“The Most Beautiful Machine” is an idea of Claude E. Shannon, who died in 2001. His “Mathematical Theory of Communication” is the fundament of the digital machine. It’s a communication based on the functions ON and OFF. In this special case the observers are supposed to push the ON button. After a while the lid of the trunk opens, a hand comes out and turns off the machine. The trunk closes – that’s it!. [via] Link.
Do you know of a toy version of the ultimate machine that was popular in the 1950s? It was a skeleton hand that came out of the box and turned the switch off…it was a novelty item. I am trying to find the name and a picture of it.
I do remember the commercial toy.
I tried contacting the successors to the Johnson-Smith novelty catalog without much luck.
A large academic research library, with collections of ephemera, might have Johnson-Smith and other catalogs from the appropriate period. A couple of sources, e.g.
http://www.genetics.org/cgi/content/full/159/3/915 recall seeing Shannon demonstrate the UM on TV in the 50’s.

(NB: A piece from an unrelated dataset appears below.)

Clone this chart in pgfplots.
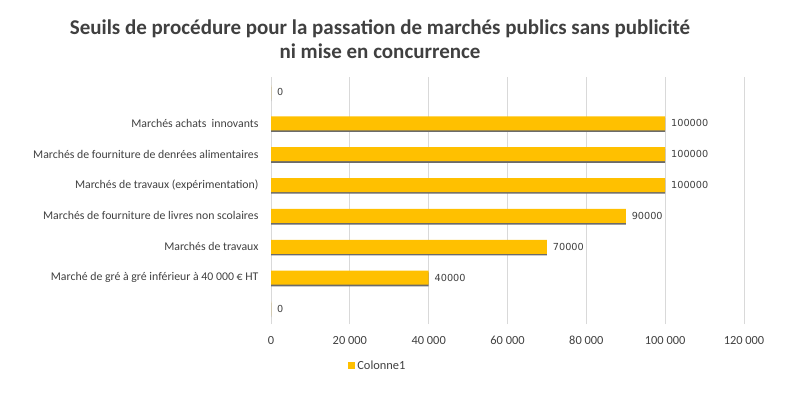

A kinescope of that would be priceless. If the Museum of Broadcasting has detailed archival material on likely shows, such as Garry Moore’s “I’ve Got a Secret”, that would also be worth some research.
I have a dim childhood memory of this device and have been looking for it for years without success. But I recently saw it again: on a rerun of an old TV show from the 60s – “The Man From U.N.C.L.E.”.
http://video.aol.com/video/tv-the-man-from-uncle-the-finny-foot-affair/1738751
In this episode (Season 1, Episode 10), a young Kurt Russell plays a boy who has a novelty version of the machine, made out of black plastic with a large metal toggle switch to activate the mechanism. It appears in Act 1 and again in Act 3, where it is used as a distraction to thwart the bad guys.